Es bedarf nicht der extra Erwähnung, dass ich während Audrey´s Abwesenheit kein Austauschgerät bekam, obwohl ich mehrfach erwähnte, dass es sich bei bei dem chronisch defekten Rechner um mein Arbeitsgerät handelte, mit dem ich meinen Lebensunterhalt zu bestreiten gedenke. Wie gesagt, diese Elektromarktkette legt großen Wert auf ihren Markenkern und lebt Geiz ist geil. So ist es auch nicht verwunderlich, dass mir auf meinen Wunsch nach einem Ersatzgerät mit einem Schulterzucken und „Joh, da lässt sich leider nichts machen“ geantwortet wurde. So musste mein altgedientes Schlachtross Babsi ran. Der Rechner knarzt und ächzt wie eine Dampfmaschine der Generation James Watt und ich musste Babsi noch eine neue Festplatte spendieren, damit ich überhaupt mit ihr arbeiten konnte. Aber wenn sie erst warmgelaufen ist, verrichtet sie mit ein paar altersbedingten Hängern stoisch ihre Arbeit.

Gloria, meine Aktuelle

Nach dem kleinen Audrey Intermezzo habe ich mich nun doch von meinen Kollegen breitschlagen lassen, es in Gottes Namen einmal mit einem Apple Computer zu versuchen. Nun ist Gloria meine Diva de jour. Nach einer harten Umgewöhnungszeit bin ich soweit, dass ich auch mit einem Mac produktiv arbeiten kann. Wer aber behauptet, Apple Produkte seien super easy zu bedienen und ja dermaßen intuitiv, den kann ich nur also total verblendet bezeichnen. Die einfachsten Funktionen wie „Speichern unter“ oder einfach mal alle Windows gleichzeitig schließen, musste ich nachgoogeln und teilweise auch feststellen, dass es liebgewonnene, sinnvolle Funktionen überhaupt nicht gibt. Was ich Gloria zu Gute halte: sie ist absolut lautlos, startet in Sekundenschnelle und der Akku hält ewig. Wir gewöhnen uns also aneinander. So ganz vertraut sind wir beide noch nicht miteinander geworden, aber wir arbeiten täglich an unserer Beziehung. Wenn ich dann doch einmal sauer auf Gloria bin, weil ich ein liebgewonnenes PC Feature schwerlich vermisse, hilft mein Techniker, der ja schon immer gesagt hat, Apple´s best fuck the rest und gibt den Paartherapeut. Dann erklärt er mir, dass ich mich einfach mehr in Gloria hineinversetzen und ihre Bedürfnisse verstehen muss. Die wunderbare Apfelwelt ist doch so einfach und ich müsse endlich meine wahren Gefühle zulasse. Dann würde ich auch verstehen, dass diese oder jene vermisste Funktion nur belastender Blödsinn ist, den es wirklich nicht braucht. Oder er zeigt mir eine kryptische Tastenkombination, die ich mir nie werde merken können und die nicht wirklich das tut, was ich eigentlich wollte.

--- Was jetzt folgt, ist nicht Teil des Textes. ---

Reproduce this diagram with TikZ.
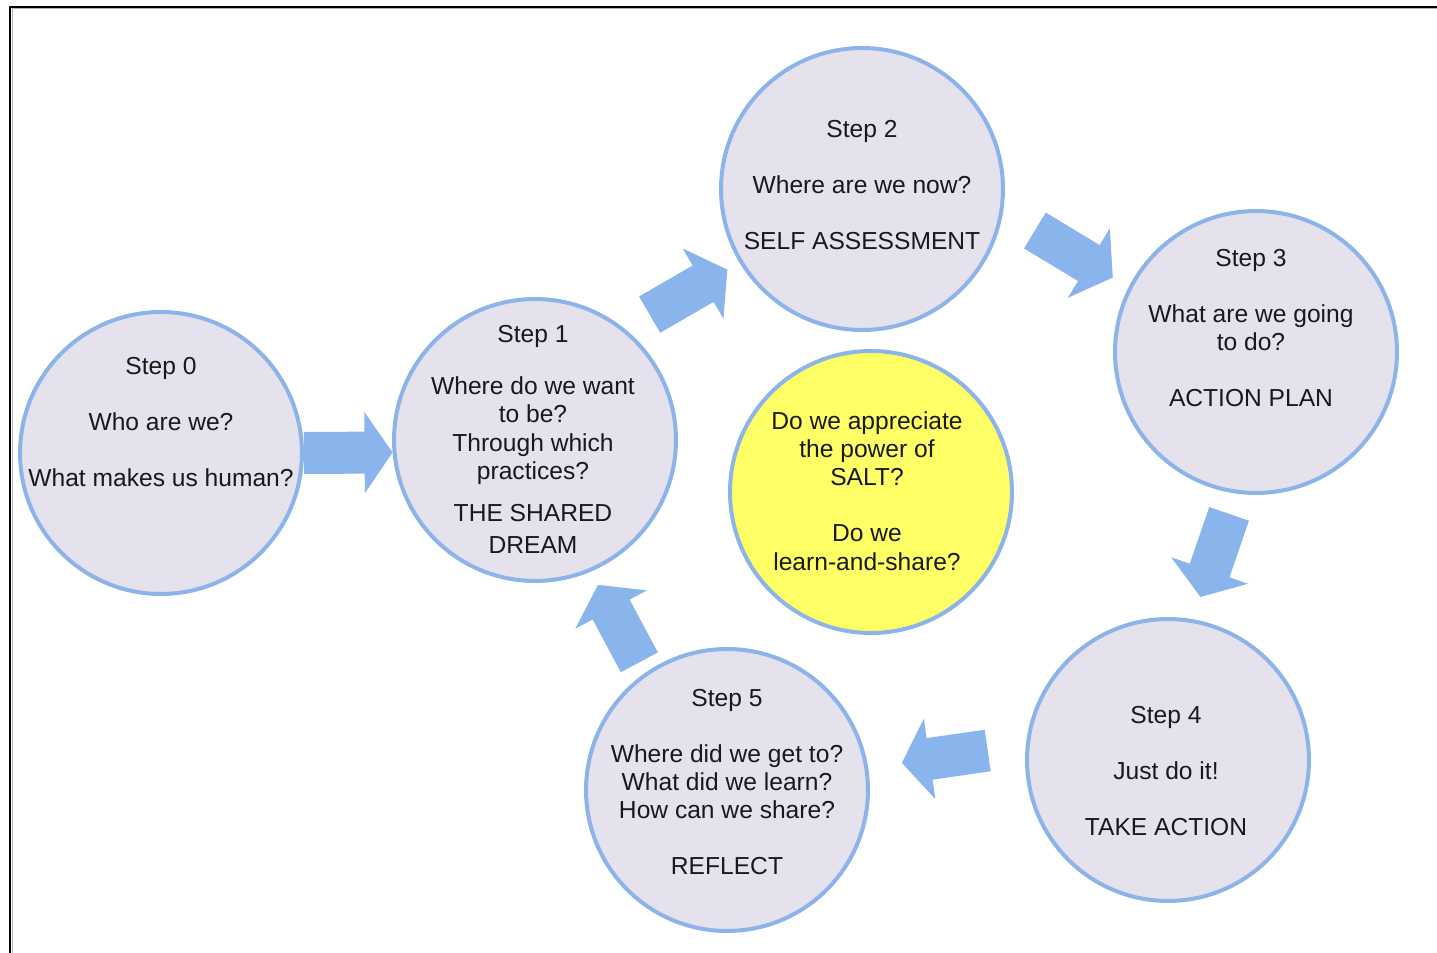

So bin ich nun auf die nächsten drei Jahre mit meiner neuen Job Partnerin und ihr Launen und Allüren gespannt. So lange muss ein Computer bei mir mindestens halten. Audrey hat dieses Prinzip des circle of life nie verstanden. Ich hoffe Gloria ist da aus anderem Silikon geschnitzt. Denn was gibt es schöneres als eine Partnerin an der Seite zu wissen, die ihren Mann steht, wenn es darauf ankommt und der man immer wieder aufs Neue ihre Macken und Spleens verzeiht? So ein Computer ist schließlich auch nur ein Mensch.